At least gmail makes it fairly easy to deal with this - just sign up for newsletters with your.email+newsletters@gmail.com, and set up a filter to keep those things out of your inbox.

You can also go the extra mile - as I did - and set up a catch-all domain and register for each service with an individual email, so that when you suddenly notice an uptick in offers to enlarge your genitalia, you'll know exactly who sold you out.

Slightly off topic for this post. The features of unroll.me look appealing, and would save a lot of time and frustration for many people. But what is unroll.me's business model? I don't see any pricing mentioned on the site. I presume this is one more service that's "free" to gain a good customer base. Considering that unroll.me was bought by Slice (slice.com) a year ago, which is related to tracking stuff you buy online and is in turn owned by Rakuten, this looks like a web of services that can gain a lot from your use of them.

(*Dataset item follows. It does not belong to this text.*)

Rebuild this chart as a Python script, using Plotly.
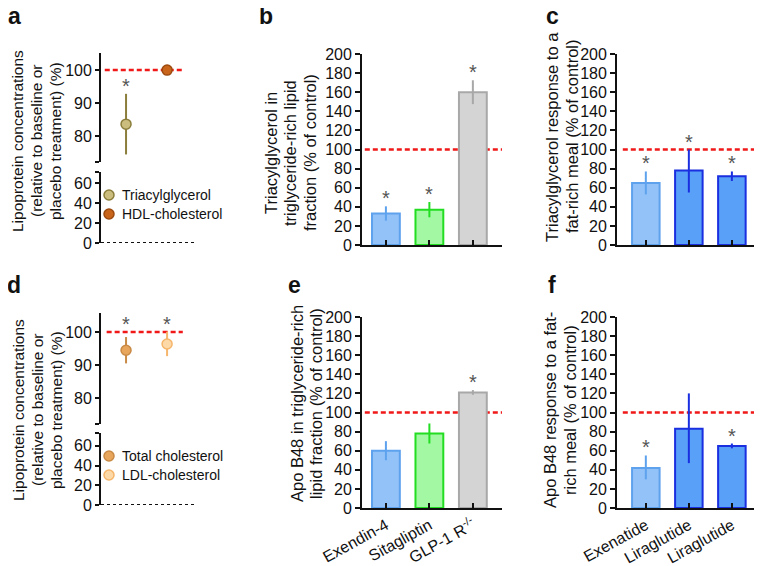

Most (not all) email subscriptions are a result of financial transactions like purchases. I value my privacy, and even though I know that providers like Gmail or Yahoo or Microsoft use automated systems to read my mails with such transactions, I'm just limited to trusting them (and their employees and their policies). By giving access to other companies to my mailbox with valuable information, I would just be increasing my exposure further. When companies start providing services "for free" in exchange for access to your personal information, habits and actions, it always looks very uncomfortable.

Occasionally there's a single ad in a summary email.
> The problem is, most marketers don’t think of their content this way—they see email as the easy way out, the cheap source for constant clicks.

> To put it simply: Unroll.me isn’t the problem, disengaged readers are.

The problem is the mounds of garbage that marketers try to inundate us with. Disengaged readers are merely the symptom.